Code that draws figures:

....................

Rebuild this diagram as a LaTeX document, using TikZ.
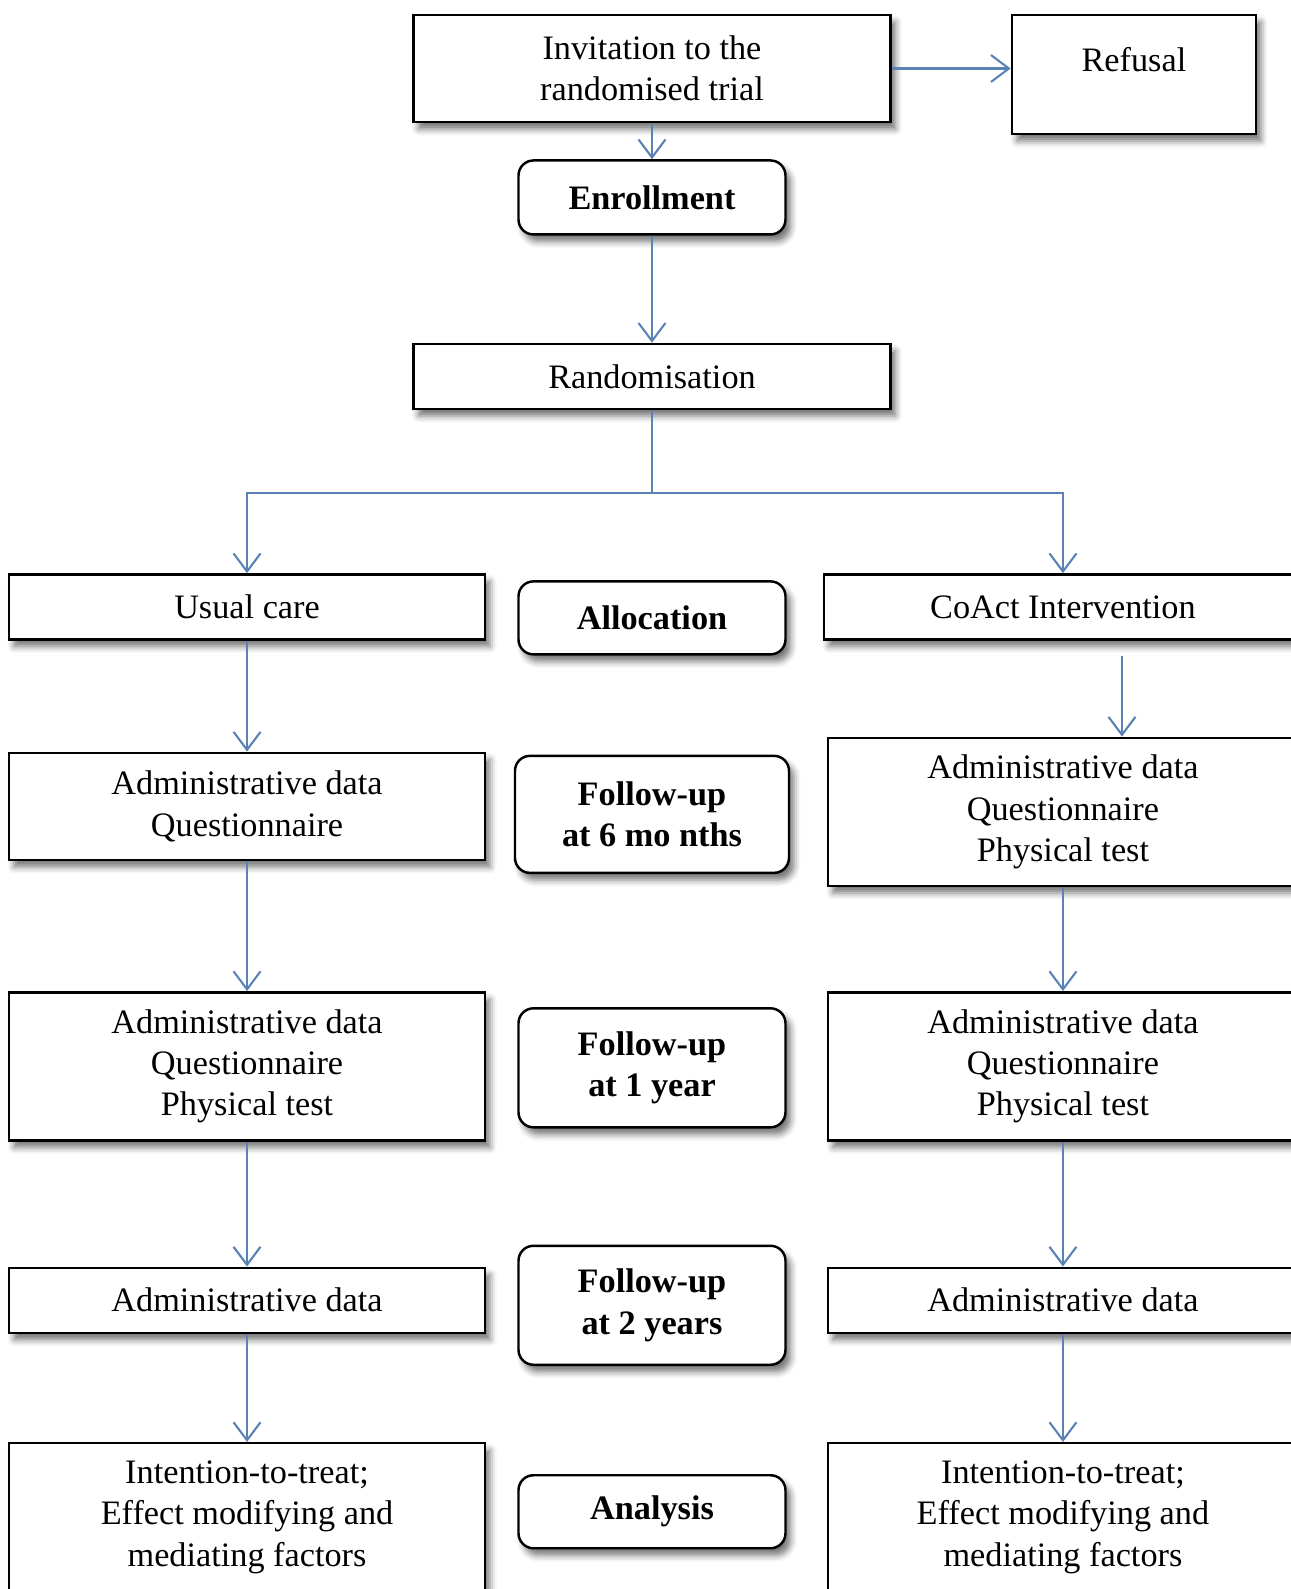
\documentclass[tikz,border=0pt]{standalone}
\usepackage{fontspec}
\setmainfont{Liberation Serif}
\usepackage{tikz}
\usetikzlibrary{arrows.meta, positioning, shadows.blur}
\definecolor{arrowblue}{HTML}{5A82B4}

\begin{document}
\begin{tikzpicture}[
  node distance=0.6cm,
  box/.style={draw, line width=1.4pt, fill=white, align=center, inner sep=4pt, font=\fontsize{19.5pt}{23.6pt}\selectfont,
    blur shadow={shadow xshift=1mm, shadow yshift=-1.4mm, shadow blur radius=1.3mm, shadow opacity=55}},
  wide/.style={box, minimum width=9.52cm},
  phase/.style={box, rounded corners=0.3cm, minimum width=5.34cm, font=\fontsize{19.5pt}{23.6pt}\selectfont\bfseries},
  arr/.style={-{Straight Barb[length=0.36cm, width=0.54cm]}, line width=1.2pt, draw=arrowblue},
]
\useasboundingbox (-13.04,1.37) rectangle (12.76,-30.41);

% centre column
\node[wide, minimum width=9.54cm, minimum height=2.14cm] (invite) {Invitation to the\\randomised trial};
\node[box, minimum width=4.88cm, minimum height=2.38cm, text depth=0.62cm, right=2.38cm of invite.north east, anchor=north west] (refusal) {Refusal};
\node[phase, minimum height=1.48cm, below=0.72cm of invite] (enroll) {Enrollment};
\node[wide, minimum width=9.54cm, minimum height=1.3cm, below=2.14cm of enroll] (random) {Randomisation};
\node[phase, minimum height=1.46cm, below=3.4cm of random] (alloc) {Allocation};
\node[phase, minimum width=5.48cm, minimum height=2.34cm, below=1.98cm of alloc] (fu6) {Follow-up\\at 6 mo nths};
\node[phase, minimum height=2.38cm, below=2.66cm of fu6] (fu1) {Follow-up\\at 1 year};
\node[phase, minimum height=2.38cm, below=2.32cm of fu1] (fu2) {Follow-up\\at 2 years};
\node[phase, minimum height=1.46cm, below=2.16cm of fu2] (analysis) {Analysis};

% usual care arm
\node[wide, minimum height=1.3cm, left=0.62cm of alloc, yshift=0.22cm] (usual) {Usual care};
\node[wide, minimum height=2.14cm, below=2.22cm of usual] (usual6) {Administrative data\\Questionnaire};
\node[wide, minimum height=2.96cm, below=2.6cm of usual6] (usual1) {Administrative data\\Questionnaire\\Physical test};
\node[wide, minimum height=1.3cm, below=2.5cm of usual1] (usual2) {Administrative data};
\node[wide, minimum height=2.96cm, below=2.16cm of usual2] (usualan) {Intention-to-treat;\\Effect modifying and\\mediating factors};

% CoAct arm
\node[wide, minimum width=9.56cm, minimum height=1.3cm, right=0.72cm of alloc, yshift=0.22cm] (coact) {CoAct Intervention};
\node[wide, minimum width=9.4cm, minimum height=2.96cm, below=1.92cm of coact] (coact6) {Administrative data\\Questionnaire\\Physical test};
\node[wide, minimum width=9.4cm, minimum height=2.96cm, below=2.08cm of coact6] (coact1) {Administrative data\\Questionnaire\\Physical test};
\node[wide, minimum width=9.4cm, minimum height=1.3cm, below=2.5cm of coact1] (coact2) {Administrative data};
\node[wide, minimum width=9.4cm, minimum height=2.96cm, below=2.16cm of coact2] (coactan) {Intention-to-treat;\\Effect modifying and\\mediating factors};

\coordinate[below=1.65cm of random.south] (split);

\draw[arr] (invite) -- (enroll);
\draw[arr] (invite) -- (invite -| refusal.west);
\draw[arr] (enroll) -- (random);
\draw[arr] (random) -- (split) -| (usual);
\draw[arr] (split) -| (coact);
\draw[arr] (usual) -- (usual6);
\draw[arr] (usual6) -- (usual1);
\draw[arr] (usual1) -- (usual2);
\draw[arr] (usual2) -- (usualan);
\draw[arr] ([xshift=1.18cm, yshift=-0.3cm]coact.south) -- ([xshift=1.18cm]coact6.north);
\draw[arr] (coact6) -- (coact1);
\draw[arr] (coact1) -- (coact2);
\draw[arr] (coact2) -- (coactan);

\end{tikzpicture}
\end{document}
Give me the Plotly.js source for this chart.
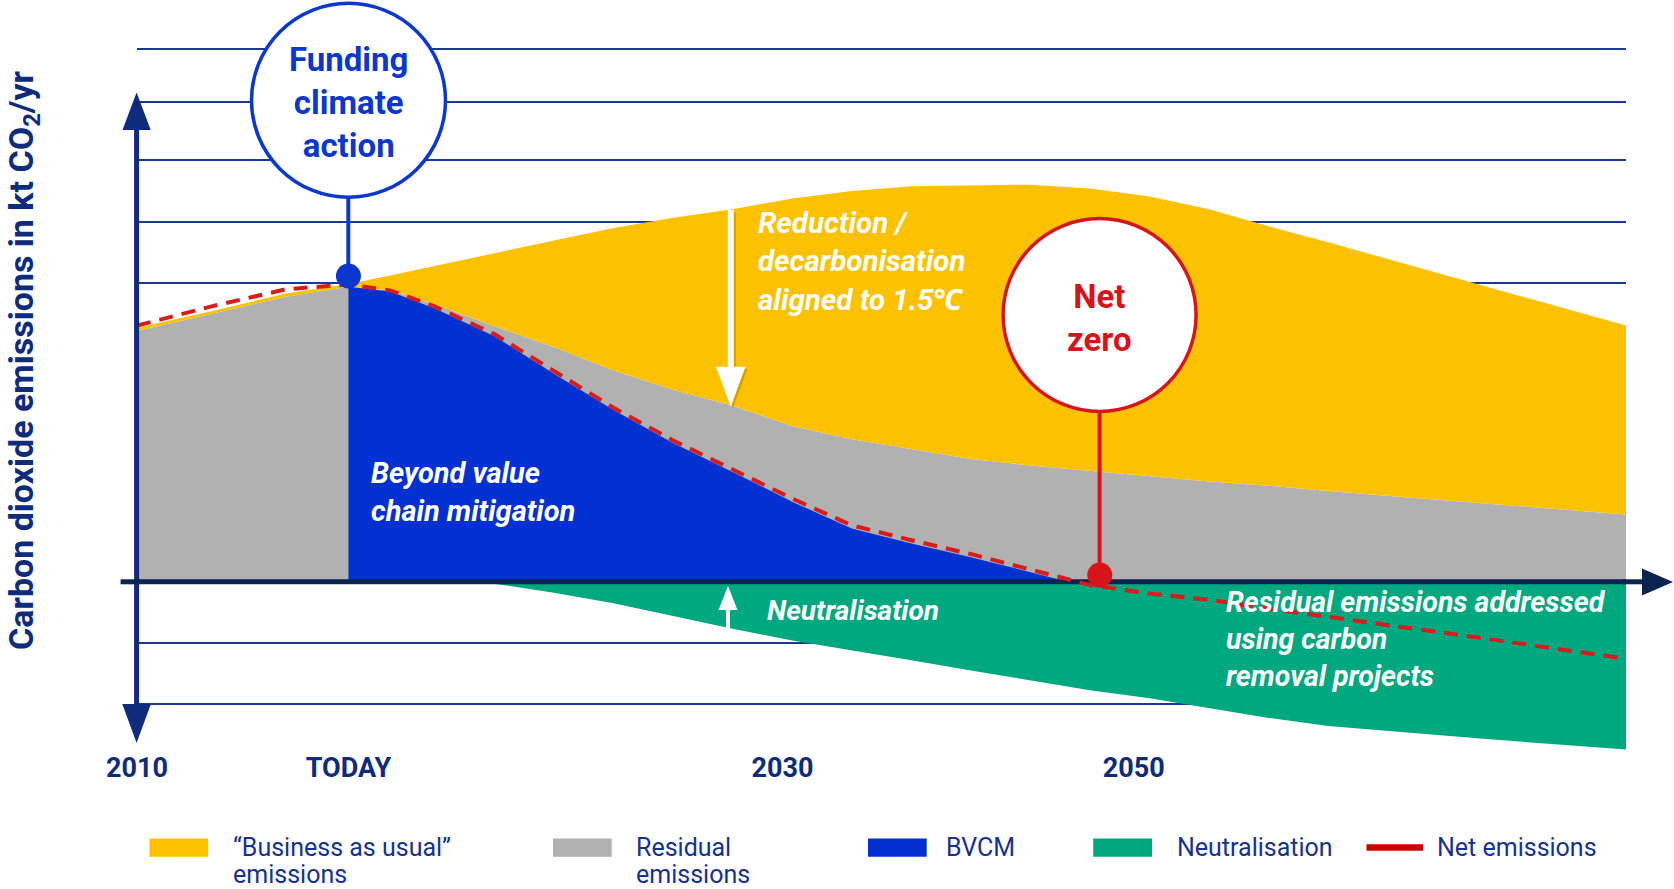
<!DOCTYPE html>
<html>
<head>
<meta charset="utf-8">
<script src="https://cdn.plot.ly/plotly-3.0.1.min.js"></script>
<style>
html,body{margin:0;padding:0;background:#ffffff;}
#chart{width:1674px;height:889px;}
</style>
</head>
<body>
<div id="chart"></div>
<script>
// ---------------- DATA (schematic timeline units: 2010 = 0 ... right edge = 100; y in kt CO2/yr units) -------------
const timeline = [0, 5, 10, 14.2, 17, 20, 24, 28, 32, 36, 40, 44, 48, 52, 56, 60, 64, 68, 72, 76, 80, 85, 90, 95, 100];
const residualEmissions = [4.094, 4.373, 4.652, 4.817, 4.756, 4.530, 4.172, 3.833, 3.449, 3.136, 2.875, 2.544, 2.326, 2.169, 2.003, 1.899, 1.812, 1.725, 1.638, 1.568, 1.481, 1.385, 1.289, 1.193, 1.098];
const businessAsUsual = [4.146, 4.416, 4.704, 4.861, 5.000, 5.157, 5.366, 5.575, 5.775, 5.941, 6.080, 6.254, 6.376, 6.455, 6.472, 6.481, 6.420, 6.289, 6.080, 5.801, 5.540, 5.200, 4.869, 4.530, 4.181];
const bvcmX = [14.2, 17, 20, 24, 28, 32, 36, 40, 44, 48, 52, 56, 60, 62.5];
const bvcmY = [4.817, 4.739, 4.460, 4.007, 3.397, 2.805, 2.265, 1.794, 1.307, 0.871, 0.627, 0.401, 0.157, 0];
const neutralisationX = [22.5, 24, 28, 32, 36, 40, 44, 48, 52, 56, 60, 64, 68, 72, 76, 80, 85, 90, 95, 100];
const neutralisationY = [0, -0.030, -0.180, -0.348, -0.557, -0.767, -0.958, -1.115, -1.280, -1.446, -1.603, -1.768, -1.899, -2.064, -2.221, -2.352, -2.456, -2.552, -2.648, -2.735];
const netEmissions = [4.181, 4.495, 4.774, 4.852, 4.756, 4.495, 4.042, 3.432, 2.840, 2.308, 1.838, 1.359, 0.923, 0.679, 0.453, 0.209, -0.052, -0.192, -0.293, -0.436, -0.575, -0.740, -0.906, -1.080, -1.254];
const tickPositions = [0, 14.2, 43.35, 66.94];
const tickLabels = ['2010', 'TODAY', '2030', '2050'];
const gridValues = [-2, -1, 4.88, 5.87, 6.88, 7.83, 8.70];
const calloutX = [14.2, 64.66];
const calloutY = [4.99, 0.11];
const seriesNames = ['\u201cBusiness as usual\u201d emissions', 'Residual emissions', 'BVCM', 'Neutralisation', 'Net emissions'];

// ---------------- STYLE / LAYOUT HELPERS ----------------
const W = 1674, H = 889, L = 137, R = 48, T = 20, B = 137;
const PW = W - L - R, PH = H - T - B;
const px = p => (p - L) / PW;          // pixel x -> paper
const py = p => (H - B - p) / PH;      // pixel y -> paper

const col = {
  bau: '#fcc200', residual: '#b1b1b1', bvcm: '#0330d0', neutral: '#00a880',
  net: '#d81c1c', navy: '#0f2b7c', dark: '#0b2350', fund: '#0b37cf', red: '#d7141a',
  grid: '#1b3a8c', legendText: '#16328c'
};
const FONT = 'Roboto, "Noto Sans", sans-serif';

const traces = [
  {x: timeline, y: residualEmissions, name: seriesNames[1], type: 'scatter', mode: 'lines',
   fill: 'tozeroy', fillcolor: col.residual, line: {width: 0, color: col.residual}, showlegend: false},
  {x: timeline, y: businessAsUsual, name: seriesNames[0], type: 'scatter', mode: 'lines',
   fill: 'tonexty', fillcolor: col.bau, line: {width: 0, color: col.bau}, showlegend: false},
  {x: bvcmX, y: bvcmY, name: seriesNames[2], type: 'scatter', mode: 'lines',
   fill: 'tozeroy', fillcolor: col.bvcm, line: {width: 0, color: col.bvcm}, showlegend: false},
  {x: neutralisationX, y: neutralisationY, name: seriesNames[3], type: 'scatter', mode: 'lines',
   fill: 'tozeroy', fillcolor: col.neutral, line: {width: 0, color: col.neutral}, showlegend: false},
  {x: [timeline[0], timeline[timeline.length - 1]], y: [0, 0], type: 'scatter', mode: 'lines',
   line: {width: 5, color: col.dark}, showlegend: false, hoverinfo: 'skip'},
  {x: timeline, y: netEmissions, name: seriesNames[4], type: 'scatter', mode: 'lines',
   line: {width: 4, color: col.net, dash: '14px,9px'}, showlegend: false},
  {x: calloutX, y: calloutY, type: 'scatter', mode: 'markers', cliponaxis: false,
   marker: {size: 25, color: [col.fund, col.red], line: {width: 0}}, showlegend: false, hoverinfo: 'skip'}
];

function line(x0, y0, x1, y1, color, width) {
  return {type: 'line', xref: 'paper', yref: 'paper', x0: px(x0), y0: py(y0), x1: px(x1), y1: py(y1),
          line: {color: color, width: width}, layer: 'above'};
}
function poly(points, color) {
  const d = points.map((p, i) => (i ? 'L' : 'M') + px(p[0]) + ',' + py(p[1])).join(' ') + ' Z';
  return {type: 'path', xref: 'paper', yref: 'paper', path: d, fillcolor: color, line: {width: 0}, layer: 'above'};
}
function rect(x0, y0, x1, y1, color) {
  return {type: 'rect', xref: 'paper', yref: 'paper', x0: px(x0), y0: py(y0), x1: px(x1), y1: py(y1),
          fillcolor: color, line: {width: 0}, layer: 'above'};
}
function circle(cx, cy, r, color) {
  return {type: 'circle', xref: 'paper', yref: 'paper', x0: px(cx - r), x1: px(cx + r), y0: py(cy + r), y1: py(cy - r),
          fillcolor: '#ffffff', line: {color: color, width: 3.5}, layer: 'above'};
}

const shapes = [
  // y axis with arrowheads
  line(136.6, 128, 136.6, 707, col.navy, 5),
  poly([[122.5, 130], [150.7, 130], [136.6, 92.5]], col.navy),
  poly([[122.3, 704], [150.9, 704], [136.6, 743]], col.navy),
  // zero line extensions + arrow
  line(120.6, 581.8, 140, 581.8, col.dark, 5),
  line(1622, 581.8, 1646, 581.8, col.dark, 5),
  poly([[1642, 568.5], [1642, 595.5], [1673, 582]], col.dark),
  // reduction arrow (shadow + white)
  line(732.8, 212, 732.8, 370, 'rgba(120,85,0,0.30)', 6),
  poly([[718, 368.7], [747.5, 368.7], [732.8, 408.7]], 'rgba(120,85,0,0.30)'),
  line(730.8, 210, 730.8, 370, '#ffffff', 6),
  poly([[716, 366.7], [745.5, 366.7], [730.8, 406.7]], '#ffffff'),
  // neutralisation arrow
  line(728, 632, 728, 606, '#ffffff', 4),
  poly([[718.5, 610], [737.5, 610], [728, 586]], '#ffffff'),
  // callouts
  line(348.3, 197, 348.3, 276, col.fund, 4),
  circle(348.5, 100.3, 97, col.fund),
  line(1099.6, 411, 1099.6, 574, col.red, 4),
  circle(1099.6, 315, 96.5, col.red),
  // legend swatches
  rect(149.5, 838.5, 208.2, 856.7, col.bau),
  rect(553, 838.5, 611.7, 856.7, col.residual),
  rect(868, 838.5, 926.7, 856.7, col.bvcm),
  rect(1093.2, 838.5, 1152, 856.7, col.neutral),
  line(1366.5, 847.6, 1423, 847.6, '#cc0000', 6.5)
];

function note(x, y, text, font, opts) {
  return Object.assign({xref: 'paper', yref: 'paper', x: px(x), y: py(y), text: text, showarrow: false,
    xanchor: 'left', yanchor: 'middle', align: 'left', font: font}, opts || {});
}
const whiteItalic = s => ({family: FONT, size: s, color: '#ffffff', weight: 700, style: 'italic'});
const legFont = {family: FONT, size: 25, color: col.legendText};

const annotations = [
  note(24, 360, 'Carbon dioxide emissions in kt CO<sub>2</sub>/yr', {family: FONT, size: 34, color: col.navy, weight: 700},
       {textangle: -90, xanchor: 'center', align: 'center'}),
  note(348.5, 103, 'Funding<br>climate<br>action', {family: FONT, size: 33, color: col.fund, weight: 700},
       {xanchor: 'center', align: 'center'}),
  note(1099.6, 318, 'Net<br>zero', {family: FONT, size: 33, color: col.red, weight: 700},
       {xanchor: 'center', align: 'center'}),
  note(756, 261, 'Reduction /<br>decarbonisation<br>aligned to 1.5\u2103', whiteItalic(29.5)),
  note(369, 491.7, 'Beyond value<br>chain mitigation', whiteItalic(29)),
  note(765, 610, 'Neutralisation', whiteItalic(28)),
  note(1224, 639, 'Residual emissions addressed<br>using carbon<br>removal projects', whiteItalic(28.5)),
  // legend texts
  note(230.7, 847, '\u201cBusiness as usual\u201d', legFont),
  note(230.7, 874, 'emissions', legFont),
  note(634.3, 847, 'Residual', legFont),
  note(634.3, 874, 'emissions', legFont),
  note(944, 847, 'BVCM', legFont),
  note(1174.5, 847, 'Neutralisation', legFont),
  note(1435, 847, 'Net emissions', legFont)
];

const layout = {
  width: W, height: H,
  margin: {l: L, r: R, t: T, b: B, pad: 0},
  paper_bgcolor: '#ffffff', plot_bgcolor: '#ffffff',
  showlegend: false, hovermode: false,
  xaxis: {range: [0, 100], tickmode: 'array', tickvals: tickPositions, ticktext: tickLabels,
          showgrid: false, zeroline: false, showline: false, ticks: '', ticklabelstandoff: -3,
          tickfont: {family: FONT, size: 27, color: col.navy, weight: 700}, fixedrange: true},
  yaxis: {range: [-2.777, 9.168], tickmode: 'array', tickvals: gridValues, showticklabels: false,
          showgrid: true, gridcolor: col.grid, gridwidth: 1.8, zeroline: false, showline: false, ticks: '',
          fixedrange: true},
  shapes: shapes,
  annotations: annotations
};

Plotly.newPlot('chart', traces, layout, {staticPlot: true, displayModeBar: false});
</script>
</body>
</html>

....................

● STATED TASK
Everything from the first line of the entries through the line that contains "(-13.04,1.37) rectangle (12.76,-30.41);" is to be reproduced exactly, except the pictures.

● EXERCISE RESPONSE
Rebuild this diagram as a LaTeX document, using TikZ.
\documentclass[tikz,border=0pt]{standalone}
\usepackage{fontspec}
\setmainfont{Liberation Serif}
\usepackage{tikz}
\usetikzlibrary{arrows.meta, positioning, shadows.blur}
\definecolor{arrowblue}{HTML}{5A82B4}

\begin{document}
\begin{tikzpicture}[
  node distance=0.6cm,
  box/.style={draw, line width=1.4pt, fill=white, align=center, inner sep=4pt, font=\fontsize{19.5pt}{23.6pt}\selectfont,
    blur shadow={shadow xshift=1mm, shadow yshift=-1.4mm, shadow blur radius=1.3mm, shadow opacity=55}},
  wide/.style={box, minimum width=9.52cm},
  phase/.style={box, rounded corners=0.3cm, minimum width=5.34cm, font=\fontsize{19.5pt}{23.6pt}\selectfont\bfseries},
  arr/.style={-{Straight Barb[length=0.36cm, width=0.54cm]}, line width=1.2pt, draw=arrowblue},
]
\useasboundingbox (-13.04,1.37) rectangle (12.76,-30.41);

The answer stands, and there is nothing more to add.